July Still Means Troubles in Belfast

The July parades in Northern Ireland celebrate a Protestant military victory over a Catholic army at the Battle of the Boyne in the Republic of Ireland over 300 years ago. The marches are an in-your-face expression by some of Northern Ireland's Protestants to maintain their appearance of superiority over Catholics.

An anti-Catholic organization called the "Orange Order" is chiefly responsible.

Led by loud, oversized drums, and bands screaming "Down with the Pope" and denouncing all things Catholic, the parades unsurprisingly create bitter resentment when they are allowed to march through Catholic neighborhoods.

A contingent of the local Orange Order featuring sullen old men in back-of-the-closet dark suits, anachronistic black Bowler hats and large be-medaled Orange sashes, struts itself through neighborhoods they would not dare visit dressed this way without the police protection that must accompany the parades.

It is a sad commentary on the state of peace in Northern Ireland that these parades through Catholic neighborhoods are permitted at all. They also give the small minority of Catholic nationalists who have not accepted the Good Friday agreement (called Dissidents) a perfect opportunity to cause much of the rioting that we read about each year.

But the political forces in Northern Ireland are in such a delicate balance that authorities must allow these expressions of direct antagonism; if they don't, hardline Unionists won't cooperate at all.

The North Belfast Ardoyne parade on the Crumlin Road is a good example of how unreal, purely symbolic, and finger-in-the-dike like the parade effort has become. North Belfast was second only to West Belfast in number of killings during the height of the troubles from 1968 to the mid 1990s. There is a stretch of the Crumlin Road hardly 200 yards long that is the center of rioting every year. Catholics' homes surround the 200 yards and Protestants, mostly pensioners, live at the end of the 200 yards and beyond. The area was completely Protestant up until 20-25 years ago when the ever-growing Catholic community began to expand and move into the area. Today the 200 yards is 100 percent Catholic, but since it was Protestant years ago authorities have consistently issued permits for the Orange Order to march.

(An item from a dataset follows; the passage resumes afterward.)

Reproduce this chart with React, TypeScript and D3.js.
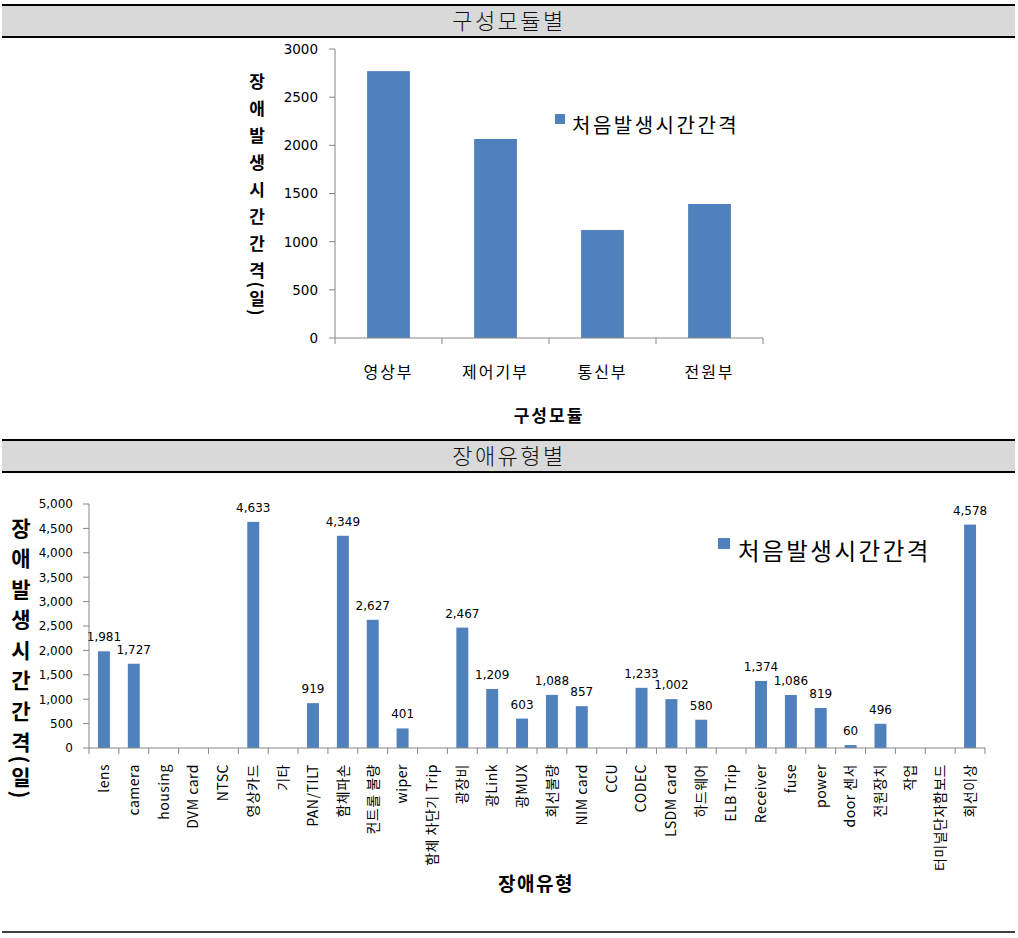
import React from "react";
import * as d3 from "d3";

const moduleCats = ["영상부", "제어기부", "통신부", "전원부"];
const moduleVals = [2770, 2066, 1121, 1391];
const moduleTicks = [0, 500, 1000, 1500, 2000, 2500, 3000];

const typeCats = [
  "lens", "camera", "housing", "DVM card", "NTSC", "영상카드", "기타", "PAN/TILT",
  "함체파손", "컨트롤 불량", "wiper", "함체 차단기 Trip", "광장비", "광Link", "광MUX",
  "회선불량", "NIM card", "CCU", "CODEC", "LSDM card", "하드웨어", "ELB Trip",
  "Receiver", "fuse", "power", "door 센서", "전원장치", "작업", "터미널단자함보드", "회선이상",
];
const typeVals = [
  1981, 1727, 0, 0, 0, 4633, 0, 919, 4349, 2627, 401, 0, 2467, 1209, 603,
  1088, 857, 0, 1233, 1002, 580, 0, 1374, 1086, 819, 60, 496, 0, 0, 4578,
];
const typeTicks = [0, 500, 1000, 1500, 2000, 2500, 3000, 3500, 4000, 4500, 5000];

const seriesName = "처음발생시간간격";
const yTitleHead = "장애발생시간간";
const yTitleTail = "격(일)";

const BAR = "#4f81bd";
const AXIS = "#868686";
const KR = "'Noto Sans CJK KR', 'Noto Sans', sans-serif";
const NUM = "'DejaVu Sans', sans-serif";

function Band({ y, label }: { y: number; label: string }) {
  return (
    <g>
      <rect x={2} y={y} width={1013} height={32} fill="#d9d9d9" />
      <line x1={2} x2={1015} y1={y} y2={y} stroke="#000" strokeWidth={2} />
      <line x1={2} x2={1015} y1={y + 32} y2={y + 32} stroke="#000" strokeWidth={2} />
      <text x={509} y={y + 24} textAnchor="middle" fontFamily={KR} fontSize={22} fontWeight={300}
        letterSpacing={2.5} fill="#111">
        {label}
      </text>
    </g>
  );
}

function VTitle({ x, y0, size, spacing, tailSpacing }: { x: number; y0: number; size: number; spacing: number; tailSpacing: number }) {
  return (
    <text x={x} y={y0} fontFamily={KR} fontWeight={700} fontSize={size} fill="#000"
      style={{ writingMode: "vertical-rl" } as React.CSSProperties}>
      <tspan style={{ letterSpacing: `${spacing}px` }}>{yTitleHead}</tspan>
      <tspan style={{ letterSpacing: `${tailSpacing}px` }}>{yTitleTail}</tspan>
    </text>
  );
}

function TopChart() {
  const x = d3.scaleBand<string>().domain(moduleCats).range([335, 763]).paddingInner(0.6).paddingOuter(0.3);
  const y = d3.scaleLinear().domain([0, 3000]).range([338, 49]);
  const step = x.step();
  return (
    <g>
      {moduleCats.map((c, i) => (
        <rect key={c} x={x(c)!} y={y(moduleVals[i])} width={x.bandwidth()} height={y(0) - y(moduleVals[i])} fill={BAR} />
      ))}
      <line x1={335} x2={335} y1={49} y2={338} stroke={AXIS} />
      {moduleTicks.map((t) => (
        <g key={t}>
          <line x1={329} x2={335} y1={y(t)} y2={y(t)} stroke={AXIS} />
          <text x={318} y={y(t)} dy="0.36em" textAnchor="end" fontFamily={NUM} fontSize={13.5} fill="#000">
            {t}
          </text>
        </g>
      ))}
      <line x1={335} x2={763} y1={338} y2={338} stroke={AXIS} />
      {d3.range(moduleCats.length + 1).map((k) => (
        <line key={k} x1={335 + k * step} x2={335 + k * step} y1={338} y2={344} stroke={AXIS} />
      ))}
      {moduleCats.map((c) => (
        <text key={c} x={x(c)! + x.bandwidth() / 2} y={378} textAnchor="middle" fontFamily={KR} fontSize={16}
          letterSpacing={2} fill="#000">
          {c}
        </text>
      ))}
      <text x={549} y={422} textAnchor="middle" fontFamily={KR} fontSize={17} fontWeight={700} letterSpacing={2}
        fill="#000">
        구성모듈
      </text>
      <VTitle x={257} y0={73.5} size={17} spacing={10} tailSpacing={2} />
      <rect x={555} y={114} width={10} height={10} fill={BAR} />
      <text x={572} y={126} dy="0.35em" fontFamily={KR} fontSize={20} letterSpacing={2.5} fill="#000">
        {seriesName}
      </text>
    </g>
  );
}

function BottomChart() {
  const x = d3.scaleBand<string>().domain(typeCats).range([89, 985]).paddingInner(0.6).paddingOuter(0.3);
  const y = d3.scaleLinear().domain([0, 5000]).range([748, 504]);
  const step = x.step();
  const fmt = d3.format(",");
  return (
    <g>
      {typeCats.map((c, i) => (
        <rect key={c} x={x(c)!} y={y(typeVals[i])} width={x.bandwidth()} height={y(0) - y(typeVals[i])} fill={BAR} />
      ))}
      {typeCats.map((c, i) =>
        typeVals[i] > 0 ? (
          <text key={c} x={x(c)! + x.bandwidth() / 2} y={y(typeVals[i]) - 10} textAnchor="middle"
            fontFamily={NUM} fontSize={12} fill="#000">
            {fmt(typeVals[i])}
          </text>
        ) : null
      )}
      <line x1={89} x2={89} y1={504} y2={748} stroke={AXIS} />
      {typeTicks.map((t) => (
        <g key={t}>
          <line x1={83} x2={89} y1={y(t)} y2={y(t)} stroke={AXIS} />
          <text x={73} y={y(t)} dy="0.36em" textAnchor="end" fontFamily={NUM} fontSize={12} fill="#000">
            {fmt(t)}
          </text>
        </g>
      ))}
      <line x1={89} x2={985} y1={748} y2={748} stroke={AXIS} />
      {d3.range(typeCats.length + 1).map((k) => (
        <line key={k} x1={89 + k * step} x2={89 + k * step} y1={748} y2={754} stroke={AXIS} />
      ))}
      {typeCats.map((c) => {
        const cx = x(c)! + x.bandwidth() / 2;
        return (
          <text key={c} x={cx} y={764} transform={`rotate(-90 ${cx} 764)`} textAnchor="end" dy="0.35em"
            fontFamily={KR} fontSize={14} letterSpacing={0.5} fill="#000">
            {c}
          </text>
        );
      })}
      <text x={536} y={891} textAnchor="middle" fontFamily={KR} fontSize={19} fontWeight={700} letterSpacing={1.5}
        fill="#000">
        장애유형
      </text>
      <VTitle x={21} y0={517.5} size={21} spacing={9.5} tailSpacing={3} />
      <rect x={718} y={538} width={12} height={11} fill={BAR} />
      <text x={738} y={552} dy="0.35em" fontFamily={KR} fontSize={23.5} letterSpacing={2.5} fill="#000">
        {seriesName}
      </text>
    </g>
  );
}

export default function App() {
  return (
    <svg width={1018} height={938} style={{ position: "absolute", left: 0, top: 0, background: "#fff" }}>
      <rect x={0} y={0} width={1018} height={938} fill="#fff" />
      <Band y={5} label="구성모듈별" />
      <TopChart />
      <Band y={440} label="장애유형별" />
      <BottomChart />
      <line x1={2} x2={1015} y1={932} y2={932} stroke="#000" strokeWidth={1.5} />
    </svg>
  );
}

On July 12,, with riot police in and out of their vehicles, a limited number of Orange Order marchers gathered in a connecting street and quickly marched the 200 yards past yelling protesters toward the cheers of the Protestant crowd waiting for them in their own territory. The rioting then began and continued well into the night, and at times through the next day. With this, dissident troublemakers were provided a perfect opportunity to throw stones and set fire to vehicles despite the presence of leading Sinn Fein politicians working with the police to identify and control the rioters.

It's a show. The media love it, the police are injured, and the "hard men" on both sides somehow feel they have accomplished something.

After the situation calms down in the days following, elderly Protestants once again use the Post Office located on the 200 yards, right alongside Catholic residents doing their own shopping. No peace walls have been built since both sides have to use the same stores and services located in the disputed area.

It should be noted that during all of this, 90 percent of the rest of Belfast is peaceful. The trouble usually occurs only when the Orange Order decides to march through a Catholic area.

The hope is that with the peace process moving forward in the years ahead, this type of confrontation will go away and both sides will learn to live together.